Cuando las palabras pierden su
significado, la gente pierde su libertad. He pensado mucho acerca de esta cita
de Confuccio en los últimos tiempos, cuando parece que hay que disfrazar con
eufemismos la realidad para atravesar escenarios complicados por encima de la crudeza
de los términos.
De repente en un periódico me he
tropezado con un científico, determinismo en estado puro, que dice que el
hombre no es libre, no porque haya perdido su condición, sino porque no lo ha
sido nunca. No lo dice un filósofo, ni un jurista, ni un político, ni un sociólogo.
Lo afirma un hombre de laboratorio que es, donde, al parecer, después de tanto
proteger y reivindicar las libertades individuales, se ha certificado que no
existe el libre albedrío, aunque no por un vacío de significado de las
palabras, sino por una cuestión menos filosófica de pura física y química.
Algo de eso habíamos notado ya
con la influencia de los medios de comunicación y la publicidad, factores
externos muy potentes a la hora de condicionar nuestra voluntad con la misma firmeza
que el Eurogrupo influye en la política económica nacional.
Pero el neurocientífico Gazzaniga
habla de algo muy distinto, llega a defender que las personas tomamos
decisiones de la misma forma que el cuerpo nutre nuestra piel; de forma inconsciente
y predeterminada. Como Spinoza opina que las decisiones de la mente no son más
que deseos, y que nos creemos libres porque no somos conscientes de nuestras voluntades
y deseos; pero ignoramos las causas
por las cuales somos llevados al deseo y a la esperanza. Para
Schopenhauer la causa está en el carácter, que determina nuestra conducta
durante toda su vida y que no podemos cambiar. Hobbes va más allá porque añade
que la voluntad no es algo libre o no libre.
Pero al parecer, aunque queramos
hacer una cosa, acabaremos haciendo aquello que está escrito en nuestro código
genético, bien sea por herencia o por experiencia. Aunque Locke –que no creía
en el libre albedrío y tampoco en el determinismo- consideraba que la capacidad de actuar voluntariamente
consiste en que las personas antes de tomar una decisión deliberamos sobre las
consecuencias de tomar o no esa alternativa. Precisamente
lo que defiende este científico en el periódico, que aunque no existe el libre
albedrío nuestras decisiones vienen en gran parte influidas por
la reacción que intuimos al interactuar con otras personas, lo que quiere decir
que calculamos los efectos que va a generar antes de tomarlas.
Para Pitágoras no es libre el
hombre que no puede dominarse a sí mismo, para Horacio quien no domina sus
pasiones y para Montaigne la verdadera libertad también consiste en el dominio absoluto
de sí mismo.
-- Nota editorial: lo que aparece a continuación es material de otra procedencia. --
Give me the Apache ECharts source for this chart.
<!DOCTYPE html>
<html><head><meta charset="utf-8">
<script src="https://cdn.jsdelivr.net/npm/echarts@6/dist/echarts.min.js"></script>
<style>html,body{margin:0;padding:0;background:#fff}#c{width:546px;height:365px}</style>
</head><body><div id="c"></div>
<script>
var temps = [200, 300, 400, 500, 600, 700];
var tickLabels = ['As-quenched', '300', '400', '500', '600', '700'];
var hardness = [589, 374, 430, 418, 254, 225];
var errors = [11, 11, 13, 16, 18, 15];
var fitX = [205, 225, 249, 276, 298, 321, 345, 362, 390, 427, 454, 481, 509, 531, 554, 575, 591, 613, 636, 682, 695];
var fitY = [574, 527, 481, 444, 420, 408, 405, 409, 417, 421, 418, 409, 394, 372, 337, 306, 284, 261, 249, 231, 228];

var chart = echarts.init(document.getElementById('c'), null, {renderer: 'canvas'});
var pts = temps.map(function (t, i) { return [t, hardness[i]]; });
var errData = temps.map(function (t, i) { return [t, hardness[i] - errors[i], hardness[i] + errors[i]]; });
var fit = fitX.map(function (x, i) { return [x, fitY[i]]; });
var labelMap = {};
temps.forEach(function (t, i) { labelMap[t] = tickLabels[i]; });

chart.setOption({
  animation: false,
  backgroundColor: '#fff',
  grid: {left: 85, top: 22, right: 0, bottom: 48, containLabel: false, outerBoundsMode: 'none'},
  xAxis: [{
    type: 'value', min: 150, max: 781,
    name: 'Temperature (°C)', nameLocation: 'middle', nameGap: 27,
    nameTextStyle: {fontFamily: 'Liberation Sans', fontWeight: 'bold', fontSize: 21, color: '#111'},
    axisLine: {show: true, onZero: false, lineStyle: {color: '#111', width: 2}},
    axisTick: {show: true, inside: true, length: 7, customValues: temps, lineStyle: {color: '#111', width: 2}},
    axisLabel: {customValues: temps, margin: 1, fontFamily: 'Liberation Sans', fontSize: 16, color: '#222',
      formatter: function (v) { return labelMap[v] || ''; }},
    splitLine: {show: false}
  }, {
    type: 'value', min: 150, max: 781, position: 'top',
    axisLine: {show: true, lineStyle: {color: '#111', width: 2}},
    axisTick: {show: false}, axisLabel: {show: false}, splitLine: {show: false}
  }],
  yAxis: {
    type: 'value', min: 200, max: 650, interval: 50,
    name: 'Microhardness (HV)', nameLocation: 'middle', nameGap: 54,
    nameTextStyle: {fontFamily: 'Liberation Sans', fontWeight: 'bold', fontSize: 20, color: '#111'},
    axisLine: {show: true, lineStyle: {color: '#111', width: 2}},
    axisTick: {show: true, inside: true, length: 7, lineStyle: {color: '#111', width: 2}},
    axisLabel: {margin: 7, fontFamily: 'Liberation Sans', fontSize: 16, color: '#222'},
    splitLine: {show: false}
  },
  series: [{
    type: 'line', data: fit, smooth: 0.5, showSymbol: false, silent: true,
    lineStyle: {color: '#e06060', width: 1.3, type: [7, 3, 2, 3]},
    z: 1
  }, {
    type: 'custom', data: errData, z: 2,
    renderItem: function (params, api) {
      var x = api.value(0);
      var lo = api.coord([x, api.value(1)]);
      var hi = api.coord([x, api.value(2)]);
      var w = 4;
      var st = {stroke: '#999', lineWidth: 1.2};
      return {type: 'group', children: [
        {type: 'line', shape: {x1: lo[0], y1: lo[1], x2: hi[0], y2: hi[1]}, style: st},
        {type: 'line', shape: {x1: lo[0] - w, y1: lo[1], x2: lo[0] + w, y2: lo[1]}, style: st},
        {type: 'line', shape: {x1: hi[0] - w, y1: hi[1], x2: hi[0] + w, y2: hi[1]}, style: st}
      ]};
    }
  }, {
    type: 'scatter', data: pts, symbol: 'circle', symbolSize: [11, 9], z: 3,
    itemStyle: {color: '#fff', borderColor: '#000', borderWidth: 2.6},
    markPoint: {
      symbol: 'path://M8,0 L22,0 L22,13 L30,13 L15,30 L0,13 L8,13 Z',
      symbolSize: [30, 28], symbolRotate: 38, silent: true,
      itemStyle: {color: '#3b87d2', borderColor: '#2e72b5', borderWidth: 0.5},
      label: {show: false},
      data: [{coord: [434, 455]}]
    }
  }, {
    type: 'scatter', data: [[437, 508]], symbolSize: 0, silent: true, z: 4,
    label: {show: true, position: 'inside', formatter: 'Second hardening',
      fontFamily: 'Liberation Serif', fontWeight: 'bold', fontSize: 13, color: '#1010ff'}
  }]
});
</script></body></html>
Si nosotros pensamos por nosotros, es decir, si nuestro cerebro
decide milésimas de segundo antes que nosotros, no somos libres. La buena y la
mala noticia es que entonces tampoco somos tan influenciables.
Albert Camus dijo que la libertad
no es más que la oportunidad de ser mejor. La libertad está unida a los
principios de igualdad y justicia cuando, en realidad, no es más que la
capacidad de elegir según voluntad propia. Pero nada asegura que esa voluntad
obre de acuerdo con grandes valores universales como la verdad y el bien. Grandes
defensores de la libertad, como Obama y todos los que inician una guerra, la
acaban utilizando como licencia para matar; igual que los mercados defienden la
libertad de ganar dinero de los ricos a costa del alto precio que pagan los más
pobres.
Tal vez lo más sorprendente del
discurso del neurocientífico del periódico es que dice que una persona no es más
que un relato sobre si mismo urdido por el hemisferio izquierdo en su cerebro.
Una interpretación de nosotros mismos que va creciendo con el tiempo. Ya lo
avanzó Sartre, el hombre está condenado a ser libre, a hacerse a sí mismo, por
eso nadie llega a ser nada que no haya elegido ser. Por eso cada uno de
nosotros alimenta las páginas del cuaderno del hemisferio izquierdo de su cerebro.